The simplicity of the lighting conditions allows for additional optimizations in a custom T&L engine. Without specular lighting, it is possible to significantly reduce the amount of work required of the lighting engine. It is unfortunate that specular lighting was not used. Games that use multiple dynamic lights would typically incorporate this kind of lighting. For example, it would be common to see the specular highlights on the walls when you fire a rocket in a first person shooter. Similarly, games that would use a flashlight or car headlights to light up a portion of a scene are not modeled by these tests, since no spotlights are included. None of these superior and computationally complex lighting situations are represented in the lighting for the "High Polygon Count" tests.
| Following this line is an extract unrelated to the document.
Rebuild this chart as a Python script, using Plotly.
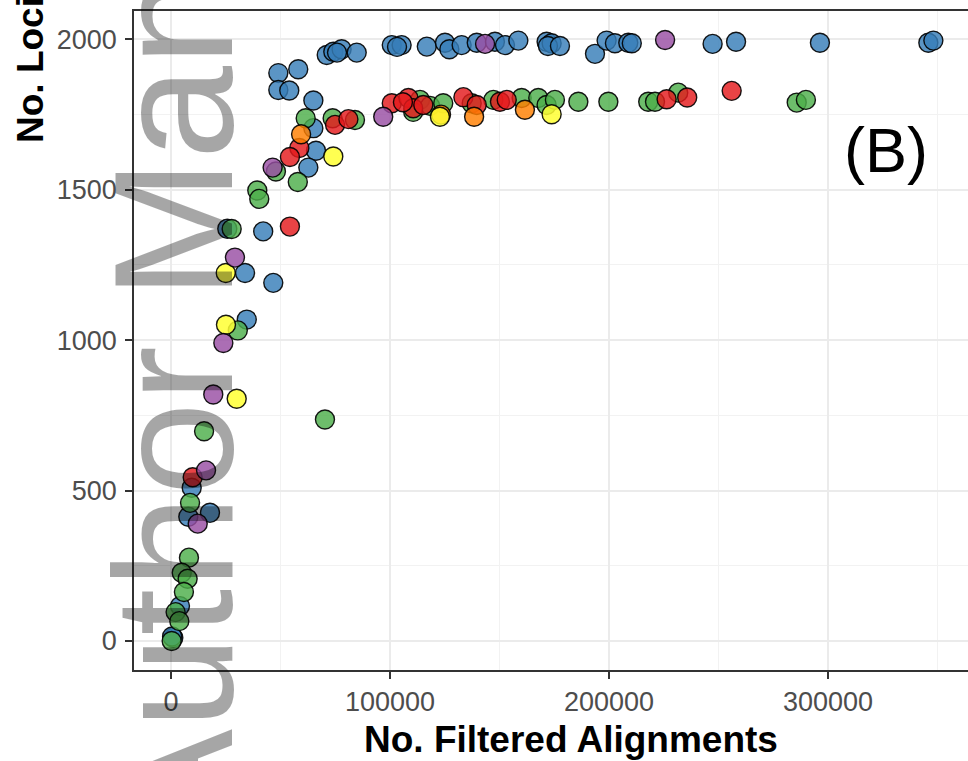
import plotly.graph_objects as go

# ---------------- data ----------------
blue_x = [49000, 58100, 49000, 54000, 65000, 65000, 66200, 62700, 42100, 46700,
          33800, 34600, 25700, 9450, 17800, 7900, 4100, 1050, 500,
          71100, 74100, 77900, 75800, 84800, 100800, 105300, 103200, 116800, 125100,
          127100, 132700, 139600, 147900, 152500, 158600, 171500, 173800, 172100,
          177600, 193600, 198900, 202700, 208800, 210400, 247300, 258000, 296300,
          345800, 348100]
blue_y = [1887, 1900, 1831, 1829, 1796, 1704, 1629, 1573, 1361, 1190,
          1223, 1068, 1370, 509, 426, 413, 116, 11, 15,
          1947, 1958, 1966, 1955, 1955, 1980, 1980, 1974, 1975, 1988,
          1966, 1980, 1988, 1991, 1980, 1995, 1991, 1986, 1977,
          1977, 1951, 1995, 1986, 1988, 1986, 1984, 1991, 1988,
          1988, 1995]

purple_x = [143400, 225600, 96900, 46400, 29200, 23900, 19300, 16000, 12200]
purple_y = [1984, 1997, 1742, 1573, 1274, 990, 819, 567, 390]

yellow_x = [74100, 25000, 25100, 30000, 122800, 173800]
yellow_y = [1610, 1223, 1051, 805, 1742, 1750]

orange_x = [59400, 138400, 161600, 123300]
orange_y = [1684, 1742, 1765, 1749]

red_x = [58600, 54300, 74900, 54300, 9900, 81000, 100800, 108400, 110600, 115200,
         133500, 139600, 150200, 153300, 226300, 235700, 256000, 105900]
red_y = [1638, 1608, 1715, 1377, 544, 1734, 1787, 1804, 1770, 1781,
         1807, 1781, 1792, 1798, 1800, 1806, 1828, 1790]

green_x = [61500, 73800, 57900, 47900, 39400, 40300, 27700, 30500, 70300, 15100,
           8700, 8200, 4900, 7600, 5900, 2100, 3800, 300,
           84000, 113700, 118300, 124300, 110600, 137300, 147200, 160100, 167700,
           171500, 175300, 186000, 199700, 217900, 221000, 231600, 285700, 289900]
green_y = [1737, 1737, 1525, 1560, 1497, 1469, 1369, 1032, 736, 697,
           459, 277, 227, 207, 163, 96, 66, 0,
           1731, 1798, 1778, 1787, 1758, 1787, 1798, 1804, 1804,
           1781, 1798, 1792, 1792, 1792, 1792, 1822, 1789, 1798]

x_ticks = [0, 100000, 200000, 300000]
y_ticks = [0, 500, 1000, 1500, 2000]

x_title = "No. Filtered Alignments"
y_title = "No. Loci"
panel_label = "(B)"
watermark = "Author Manuscript"

# ---------------- figure ----------------
W, H = 968, 761
L, R, T, B = 134, 0, 11, 91
pw, ph = W - L - R, H - T - B


def px2paper_x(px):
    return (px - L) / pw


def px2paper_y(py):
    return (H - B - py) / ph


groups = [
    ("blue", blue_x, blue_y, "rgba(55,126,184,0.82)"),
    ("green", green_x, green_y, "rgba(77,175,74,0.82)"),
    ("red", red_x, red_y, "rgba(228,26,28,0.82)"),
    ("orange", orange_x, orange_y, "rgba(255,127,0,0.82)"),
    ("yellow", yellow_x, yellow_y, "rgba(255,255,51,0.85)"),
    ("purple", purple_x, purple_y, "rgba(152,78,163,0.82)"),
]

fig = go.Figure()
for name, xs, ys, col in groups:
    fig.add_trace(go.Scatter(
        x=xs, y=ys, mode="markers", name=name, showlegend=False,
        marker=dict(size=19, color=col, line=dict(color="rgba(0,0,0,0.9)", width=1.4)),
    ))

tickfont = dict(family="Liberation Sans, Arial, sans-serif", size=27, color="#4D4D4D")

fig.update_layout(
    width=W, height=H,
    margin=dict(l=L, r=R, t=T, b=B, pad=0),
    paper_bgcolor="white", plot_bgcolor="white",
    showlegend=False,
    font=dict(family="Liberation Sans, Arial, sans-serif"),
    xaxis=dict(
        range=[-16894, 363910], tickvals=x_ticks, ticktext=[str(v) for v in x_ticks],
        showgrid=True, gridcolor="#EBEBEB", gridwidth=2,
        minor=dict(dtick=50000, tick0=0, showgrid=True, gridcolor="#F2F2F2", gridwidth=1),
        zeroline=False, showline=True, mirror=True, linecolor="#333333", linewidth=1.6,
        ticks="outside", ticklen=7, tickwidth=1.6, tickcolor="#333333",
        tickfont=tickfont, ticklabelstandoff=0,
    ),
    yaxis=dict(
        range=[-96.3, 2093.3], tickvals=y_ticks, ticktext=[str(v) for v in y_ticks],
        showgrid=True, gridcolor="#EBEBEB", gridwidth=2,
        minor=dict(dtick=250, tick0=0, showgrid=True, gridcolor="#F2F2F2", gridwidth=1),
        zeroline=False, showline=True, mirror=False, linecolor="#333333", linewidth=1.6,
        ticks="outside", ticklen=7, tickwidth=1.6, tickcolor="#333333",
        tickfont=tickfont, ticklabelstandoff=3,
    ),
)

title_font = dict(family="Liberation Sans, Arial, sans-serif", size=37, color="black")

fig.add_annotation(
    text=f"<b>{x_title}</b>", xref="paper", yref="paper",
    x=px2paper_x(571), y=px2paper_y(739), xanchor="center", yanchor="middle",
    showarrow=False, font=title_font,
)
fig.add_annotation(
    text=f"<b>{y_title}</b>", xref="paper", yref="paper", textangle=-90,
    x=px2paper_x(30), y=px2paper_y(70), xanchor="center", yanchor="middle",
    showarrow=False, font=title_font,
)
fig.add_annotation(
    text=panel_label, xref="paper", yref="paper",
    x=px2paper_x(886), y=px2paper_y(150), xanchor="center", yanchor="middle",
    showarrow=False,
    font=dict(family="Liberation Sans, Arial, sans-serif", size=63, color="black"),
)
fig.add_annotation(
    text=watermark, xref="paper", yref="paper", textangle=-90,
    x=px2paper_x(174), y=px2paper_y(160), xanchor="center", yanchor="middle",
    showarrow=False,
    font=dict(family="Liberation Sans, Arial, sans-serif", size=168, color="rgba(0,0,0,0.35)"),
)

fig.write_html("out.html")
Again, tuning for the simple cases will result in consumer confusion.

So, NVIDIA says use more complex lights, like spotlights. Read on to see what happens when you use more and more complex lights on the GeForce chip. He does, however, have a point about specular lighting. This is also a mathematically intense process and probably is not done in the software T&L version they used, but could if it had been added. But still, there are always better tests.

Also, I think that 3Dmark created a T&L Software implementation that gives acceptable image quality - it doesn't seem to be a hack or a trick or a shortcut. It's always easy to say "do this and that and it will be slower." My point is, as long as the game scenes look good then it is OK by me…and the game scenes do look OK. Have a look at some software T&L images. They look fine.

The same thing can be said for the following statement:
The custom T&L engine in 3DMark2000 is proprietary. It is not possible to verify the precision used in the lighting calculations of this engine.

The game scenes look fine. Game optimized engines have existed for years, and now NVIDIA wants to change that and call it illegal? So what if GeForce uses, for example, a 64-bit internal precision. What if Matrox, or any other company, comes out with a board that uses 96-bits internal precision? Should Matrox then say that you shouldn't compare it with GeForce since their accuracy is lacking!?! The game scenes look OK, just as the game scenes in all games that use a custom T&L software engine look OK, and that is the bottom-line.